In spite of Hoffer not having a great rookie year (and he was the consensus choice in that slot), DC general manager Kaitlin Sandeno really had a great draft.
This also shows us that Ceccon wasn’t the only thing that Aqua did well in the off-season: they had a great draft outside of that too.
Top “Free Agent” Signings
These are the best swimmers who were signed in the free agent/open signing period after the draft.
The asterisk on Ohashi is discussed above.
|9||Luiz Altamir Melo||TOK||14.4|
|11||Jose Angel Martinez||CAC||14.1|
Ingrid Wilm, the cover girl of this article, was 11th in the season-long MVP standings. And she was missed multiple times by every team in the draft.
That’s really one of the top 5 stories of the season to me. Essentially an unknown swimmer outside of Canada coming into the season, she’s now a legitimate bona fide star. To me, that’s a bigger breakout even than other short course specialists we’ve seen like Ilya Shymanovich or Beata Nelson.
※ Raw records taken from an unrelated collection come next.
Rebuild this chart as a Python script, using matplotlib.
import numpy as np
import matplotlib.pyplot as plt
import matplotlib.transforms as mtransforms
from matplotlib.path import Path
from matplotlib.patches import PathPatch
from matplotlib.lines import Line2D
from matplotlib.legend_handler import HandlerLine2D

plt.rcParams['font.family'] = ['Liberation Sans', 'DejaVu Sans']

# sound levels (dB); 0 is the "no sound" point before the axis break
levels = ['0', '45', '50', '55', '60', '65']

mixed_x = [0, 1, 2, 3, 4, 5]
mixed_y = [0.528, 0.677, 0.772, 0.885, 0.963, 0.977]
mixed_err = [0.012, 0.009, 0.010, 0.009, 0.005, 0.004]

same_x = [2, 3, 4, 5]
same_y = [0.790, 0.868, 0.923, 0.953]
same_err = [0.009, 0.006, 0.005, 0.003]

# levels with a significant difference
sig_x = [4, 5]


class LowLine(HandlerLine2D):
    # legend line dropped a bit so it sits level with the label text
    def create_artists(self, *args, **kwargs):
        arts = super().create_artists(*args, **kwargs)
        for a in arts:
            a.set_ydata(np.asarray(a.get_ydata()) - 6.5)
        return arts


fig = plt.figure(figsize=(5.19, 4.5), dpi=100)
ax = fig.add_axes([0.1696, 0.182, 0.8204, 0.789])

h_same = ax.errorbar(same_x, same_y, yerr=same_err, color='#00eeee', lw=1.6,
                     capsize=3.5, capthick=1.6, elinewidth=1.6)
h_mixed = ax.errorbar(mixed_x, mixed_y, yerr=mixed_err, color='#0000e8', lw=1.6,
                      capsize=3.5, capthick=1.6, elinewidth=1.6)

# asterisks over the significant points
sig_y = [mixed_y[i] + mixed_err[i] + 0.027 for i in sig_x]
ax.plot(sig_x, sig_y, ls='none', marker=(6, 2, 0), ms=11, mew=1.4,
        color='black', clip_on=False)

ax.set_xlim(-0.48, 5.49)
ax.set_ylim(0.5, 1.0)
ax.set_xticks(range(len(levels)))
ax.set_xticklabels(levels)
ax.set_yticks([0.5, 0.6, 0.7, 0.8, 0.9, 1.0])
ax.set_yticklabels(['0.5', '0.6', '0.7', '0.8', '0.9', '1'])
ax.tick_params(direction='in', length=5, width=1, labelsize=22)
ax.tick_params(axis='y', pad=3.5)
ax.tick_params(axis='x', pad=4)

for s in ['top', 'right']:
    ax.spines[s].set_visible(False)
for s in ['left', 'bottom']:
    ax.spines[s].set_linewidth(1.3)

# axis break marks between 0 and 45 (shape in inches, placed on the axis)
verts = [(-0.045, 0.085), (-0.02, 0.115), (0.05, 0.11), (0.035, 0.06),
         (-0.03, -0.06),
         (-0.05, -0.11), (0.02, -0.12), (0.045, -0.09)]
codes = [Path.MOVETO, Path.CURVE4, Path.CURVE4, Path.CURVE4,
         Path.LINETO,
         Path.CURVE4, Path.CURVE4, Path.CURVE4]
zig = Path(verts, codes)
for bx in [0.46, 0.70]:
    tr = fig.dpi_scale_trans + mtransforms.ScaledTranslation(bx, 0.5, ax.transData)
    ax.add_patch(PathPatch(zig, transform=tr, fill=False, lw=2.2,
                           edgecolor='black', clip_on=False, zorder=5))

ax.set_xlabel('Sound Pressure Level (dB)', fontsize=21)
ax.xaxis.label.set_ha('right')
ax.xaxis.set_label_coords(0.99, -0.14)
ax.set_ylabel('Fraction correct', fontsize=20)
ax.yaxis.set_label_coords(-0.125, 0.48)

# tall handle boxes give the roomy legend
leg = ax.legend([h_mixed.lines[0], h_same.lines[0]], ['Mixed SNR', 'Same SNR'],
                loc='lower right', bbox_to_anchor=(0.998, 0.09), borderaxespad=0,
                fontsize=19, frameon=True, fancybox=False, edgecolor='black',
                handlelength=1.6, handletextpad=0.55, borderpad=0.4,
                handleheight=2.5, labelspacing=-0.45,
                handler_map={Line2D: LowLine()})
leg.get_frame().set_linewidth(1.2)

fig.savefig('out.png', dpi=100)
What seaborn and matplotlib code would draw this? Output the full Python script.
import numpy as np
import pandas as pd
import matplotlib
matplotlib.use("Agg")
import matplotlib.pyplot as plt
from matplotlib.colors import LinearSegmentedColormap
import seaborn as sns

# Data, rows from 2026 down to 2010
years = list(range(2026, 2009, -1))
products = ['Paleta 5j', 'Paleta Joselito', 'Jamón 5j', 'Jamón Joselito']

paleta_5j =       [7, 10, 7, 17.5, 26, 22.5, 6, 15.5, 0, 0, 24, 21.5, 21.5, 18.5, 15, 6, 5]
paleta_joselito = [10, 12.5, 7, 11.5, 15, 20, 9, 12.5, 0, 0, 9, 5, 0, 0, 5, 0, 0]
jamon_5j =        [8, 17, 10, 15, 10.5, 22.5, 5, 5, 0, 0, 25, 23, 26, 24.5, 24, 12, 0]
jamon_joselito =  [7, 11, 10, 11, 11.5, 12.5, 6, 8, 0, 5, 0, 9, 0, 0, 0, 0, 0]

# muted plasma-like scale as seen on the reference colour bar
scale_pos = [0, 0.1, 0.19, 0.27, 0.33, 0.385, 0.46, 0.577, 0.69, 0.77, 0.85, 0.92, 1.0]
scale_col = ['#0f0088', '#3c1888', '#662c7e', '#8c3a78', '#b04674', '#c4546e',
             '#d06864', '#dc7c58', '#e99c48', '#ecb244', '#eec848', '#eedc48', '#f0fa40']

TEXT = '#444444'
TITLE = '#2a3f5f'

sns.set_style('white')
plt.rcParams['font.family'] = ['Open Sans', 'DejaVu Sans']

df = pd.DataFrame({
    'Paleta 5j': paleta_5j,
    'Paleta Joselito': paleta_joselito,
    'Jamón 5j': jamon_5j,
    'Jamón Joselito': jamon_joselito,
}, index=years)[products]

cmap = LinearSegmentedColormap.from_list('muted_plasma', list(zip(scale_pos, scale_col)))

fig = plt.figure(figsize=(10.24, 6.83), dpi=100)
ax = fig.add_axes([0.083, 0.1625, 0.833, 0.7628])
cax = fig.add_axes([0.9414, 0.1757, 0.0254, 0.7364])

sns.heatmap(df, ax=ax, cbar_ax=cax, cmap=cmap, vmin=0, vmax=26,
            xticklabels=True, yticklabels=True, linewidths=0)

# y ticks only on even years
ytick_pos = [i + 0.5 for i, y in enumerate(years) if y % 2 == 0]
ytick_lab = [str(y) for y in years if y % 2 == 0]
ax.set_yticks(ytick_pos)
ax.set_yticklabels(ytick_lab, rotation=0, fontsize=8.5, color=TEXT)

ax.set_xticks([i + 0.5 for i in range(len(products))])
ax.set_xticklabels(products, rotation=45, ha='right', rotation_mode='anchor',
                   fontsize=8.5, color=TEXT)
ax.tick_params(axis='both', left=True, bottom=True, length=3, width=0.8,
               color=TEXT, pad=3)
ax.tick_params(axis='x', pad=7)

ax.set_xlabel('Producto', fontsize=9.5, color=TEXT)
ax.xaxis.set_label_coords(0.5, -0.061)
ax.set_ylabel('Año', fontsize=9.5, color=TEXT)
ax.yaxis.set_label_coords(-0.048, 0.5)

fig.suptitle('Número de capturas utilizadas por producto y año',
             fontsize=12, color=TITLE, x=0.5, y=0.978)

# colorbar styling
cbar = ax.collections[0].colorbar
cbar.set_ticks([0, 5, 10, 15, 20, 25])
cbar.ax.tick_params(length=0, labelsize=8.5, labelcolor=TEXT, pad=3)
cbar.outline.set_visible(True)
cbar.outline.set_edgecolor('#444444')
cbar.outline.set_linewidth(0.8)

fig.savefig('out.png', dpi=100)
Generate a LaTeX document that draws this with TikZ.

Did Dave Salo‘s Strategy Pay Off?
Not the strategy to pick swimmers who weren’t in the ISL Draft Pool (though Noe Ponti interestingly did wind up being available). I’m talking about his choice to retain just 10 swimmers, plus the fan vote, instead of the maximum 15, plus the fan vote.
At the time, he said he thought he could do better in free agency.
The answer to whether this worked out is complicated. On the one hand, three of Tokyo’s retained swimmers didn’t swim during the season: Leah Smith, Tomoru Honda, and Suzuka Hasegawa. That’s tied as the most of any team in the league, in spite of such a small number of retained swimmers.
So, from that perspective, there were swimmers that Tokyo didn’t retain who did swim in the season. That’s by default an upgrade.
Looking at a more granular level, one example is Anna Ntountounaki, who swam for LA Current this season after not being retained by the Frog Kings. She swam 56.2 in the 100 fly this season. That would have put her just behind Tetzloff (56.0), but ahead of Harriet Jones (57.9) and Keanna McInnes (58.0) for the Frog Kings this season. Of course, Ntounaki only swam one meet in season 2, and split 56.4 on a relay, so that example is maybe not entirely fair. She did score 13.9 points/match, but many of those points also came from the very-good LA Current relays.
Maybe a better example is Simona Kubova, who wasn’t retained and was not only let go to free agency, but was signed by Energy Standard in free agency. Kubova wound up being Energy’s #3 50 backstroker (26.38), #2 100 backstroker (56.88 – only .04 behind Mary-Sophie Harvey), and #3 200 backstroker (2:07.68). In the 50 and 100, she was faster than the fastest Tokyo backstroker this season. She was about as good as prior ISL seasons too, so not a surprise per se.
On the other hand, Tokyo did do pretty well in free agency – even beyond the Ohashi situation.
Overall, I would evaluate that the Salo strategy didn’t work, but it was far from Tokyo’s biggest issue this season.